══ DATA LINES

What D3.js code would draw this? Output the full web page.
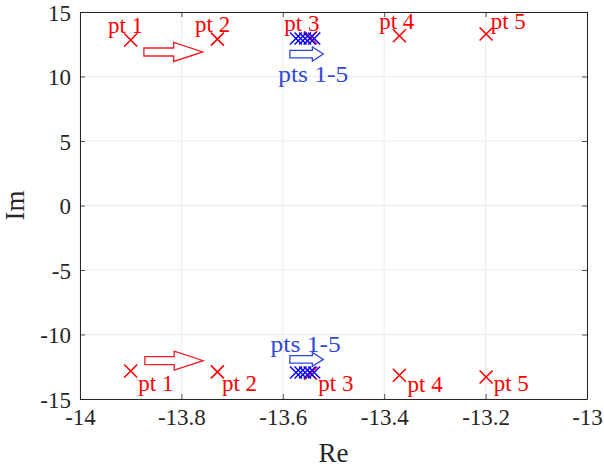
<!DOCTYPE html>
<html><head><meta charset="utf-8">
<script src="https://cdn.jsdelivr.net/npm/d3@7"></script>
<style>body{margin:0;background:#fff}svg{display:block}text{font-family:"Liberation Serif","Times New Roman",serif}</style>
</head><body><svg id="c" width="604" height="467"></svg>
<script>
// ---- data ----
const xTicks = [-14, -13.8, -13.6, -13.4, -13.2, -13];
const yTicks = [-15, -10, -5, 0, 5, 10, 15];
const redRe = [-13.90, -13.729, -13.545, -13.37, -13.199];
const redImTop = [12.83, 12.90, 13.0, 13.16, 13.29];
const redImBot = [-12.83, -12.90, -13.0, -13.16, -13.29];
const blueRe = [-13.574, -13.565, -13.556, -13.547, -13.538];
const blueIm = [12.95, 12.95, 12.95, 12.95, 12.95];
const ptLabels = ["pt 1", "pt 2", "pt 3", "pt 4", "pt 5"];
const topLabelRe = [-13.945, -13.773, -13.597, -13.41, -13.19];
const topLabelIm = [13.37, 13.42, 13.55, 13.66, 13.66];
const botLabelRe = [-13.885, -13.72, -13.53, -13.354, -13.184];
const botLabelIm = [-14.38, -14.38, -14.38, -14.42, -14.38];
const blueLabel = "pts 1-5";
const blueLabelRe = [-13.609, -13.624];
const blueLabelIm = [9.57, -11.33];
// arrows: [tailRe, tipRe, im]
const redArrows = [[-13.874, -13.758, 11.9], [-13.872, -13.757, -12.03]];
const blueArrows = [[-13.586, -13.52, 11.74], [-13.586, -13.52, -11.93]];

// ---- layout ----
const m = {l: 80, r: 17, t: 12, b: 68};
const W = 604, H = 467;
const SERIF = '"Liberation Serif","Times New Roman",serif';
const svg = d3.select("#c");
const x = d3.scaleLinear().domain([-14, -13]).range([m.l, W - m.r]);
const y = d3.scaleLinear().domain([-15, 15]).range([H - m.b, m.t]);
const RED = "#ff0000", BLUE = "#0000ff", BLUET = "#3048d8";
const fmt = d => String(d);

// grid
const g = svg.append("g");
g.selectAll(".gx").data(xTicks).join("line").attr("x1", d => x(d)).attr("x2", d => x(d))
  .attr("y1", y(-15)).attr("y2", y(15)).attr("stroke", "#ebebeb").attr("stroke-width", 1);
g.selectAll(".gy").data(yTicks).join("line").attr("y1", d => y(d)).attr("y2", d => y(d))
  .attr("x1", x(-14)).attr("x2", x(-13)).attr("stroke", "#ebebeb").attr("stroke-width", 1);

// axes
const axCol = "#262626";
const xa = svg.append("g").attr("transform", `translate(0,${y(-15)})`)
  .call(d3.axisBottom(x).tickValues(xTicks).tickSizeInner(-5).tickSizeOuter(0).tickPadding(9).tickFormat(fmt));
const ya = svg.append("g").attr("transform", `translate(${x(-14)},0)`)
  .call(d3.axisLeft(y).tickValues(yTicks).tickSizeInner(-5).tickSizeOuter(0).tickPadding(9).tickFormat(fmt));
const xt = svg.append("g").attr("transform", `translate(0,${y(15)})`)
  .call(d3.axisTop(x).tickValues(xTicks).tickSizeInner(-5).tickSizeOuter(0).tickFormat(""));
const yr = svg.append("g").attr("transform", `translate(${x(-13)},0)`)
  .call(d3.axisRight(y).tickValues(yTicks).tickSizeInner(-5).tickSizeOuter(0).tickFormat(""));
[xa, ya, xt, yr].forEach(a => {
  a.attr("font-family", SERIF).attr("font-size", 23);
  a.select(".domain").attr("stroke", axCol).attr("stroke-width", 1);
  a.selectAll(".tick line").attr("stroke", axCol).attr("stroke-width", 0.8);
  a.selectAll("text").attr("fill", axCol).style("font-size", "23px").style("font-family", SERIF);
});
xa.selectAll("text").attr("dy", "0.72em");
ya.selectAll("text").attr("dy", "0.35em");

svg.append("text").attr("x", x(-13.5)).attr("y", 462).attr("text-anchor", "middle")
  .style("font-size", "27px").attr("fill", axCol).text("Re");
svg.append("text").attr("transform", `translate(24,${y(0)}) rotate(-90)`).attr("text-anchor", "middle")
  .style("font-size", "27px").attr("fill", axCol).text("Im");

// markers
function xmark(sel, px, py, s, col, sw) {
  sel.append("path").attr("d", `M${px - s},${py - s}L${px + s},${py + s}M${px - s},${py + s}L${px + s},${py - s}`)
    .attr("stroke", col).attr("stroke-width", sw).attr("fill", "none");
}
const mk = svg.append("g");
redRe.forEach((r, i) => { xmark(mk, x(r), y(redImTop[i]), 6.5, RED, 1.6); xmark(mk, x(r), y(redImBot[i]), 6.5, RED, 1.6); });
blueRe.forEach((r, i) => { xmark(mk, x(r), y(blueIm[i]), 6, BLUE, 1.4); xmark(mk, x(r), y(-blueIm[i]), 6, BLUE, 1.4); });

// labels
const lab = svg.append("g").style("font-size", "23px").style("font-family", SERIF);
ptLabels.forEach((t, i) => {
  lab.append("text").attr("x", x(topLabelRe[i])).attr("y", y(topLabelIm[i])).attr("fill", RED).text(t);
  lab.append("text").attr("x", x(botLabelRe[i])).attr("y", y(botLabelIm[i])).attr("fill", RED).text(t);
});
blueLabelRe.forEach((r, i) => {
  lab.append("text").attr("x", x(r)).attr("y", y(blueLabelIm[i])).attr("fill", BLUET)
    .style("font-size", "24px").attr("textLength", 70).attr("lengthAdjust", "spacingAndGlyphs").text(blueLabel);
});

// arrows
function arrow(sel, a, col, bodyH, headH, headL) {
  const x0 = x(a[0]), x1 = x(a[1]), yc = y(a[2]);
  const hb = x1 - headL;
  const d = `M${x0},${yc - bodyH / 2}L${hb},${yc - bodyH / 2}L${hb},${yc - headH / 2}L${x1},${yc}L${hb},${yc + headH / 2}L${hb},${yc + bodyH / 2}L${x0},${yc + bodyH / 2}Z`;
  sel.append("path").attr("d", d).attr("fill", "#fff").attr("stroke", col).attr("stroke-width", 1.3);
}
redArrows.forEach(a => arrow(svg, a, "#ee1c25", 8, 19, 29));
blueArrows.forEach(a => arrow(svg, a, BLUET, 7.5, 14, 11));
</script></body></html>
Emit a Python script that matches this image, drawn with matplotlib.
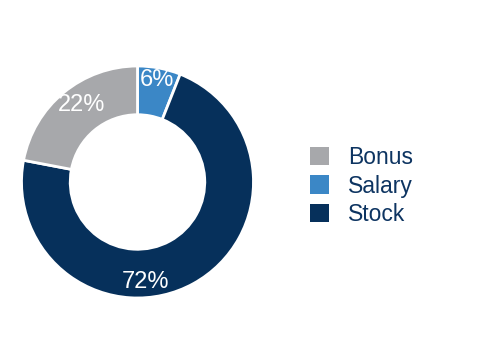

════

### [YOUR OBJECTIVE]
Search the entries for "this" and copy out each line that has it.

### [ANSWER IN FULL]
What D3.js code would draw this? Output the full web page.
Emit a Python script that matches this image, drawn with matplotlib.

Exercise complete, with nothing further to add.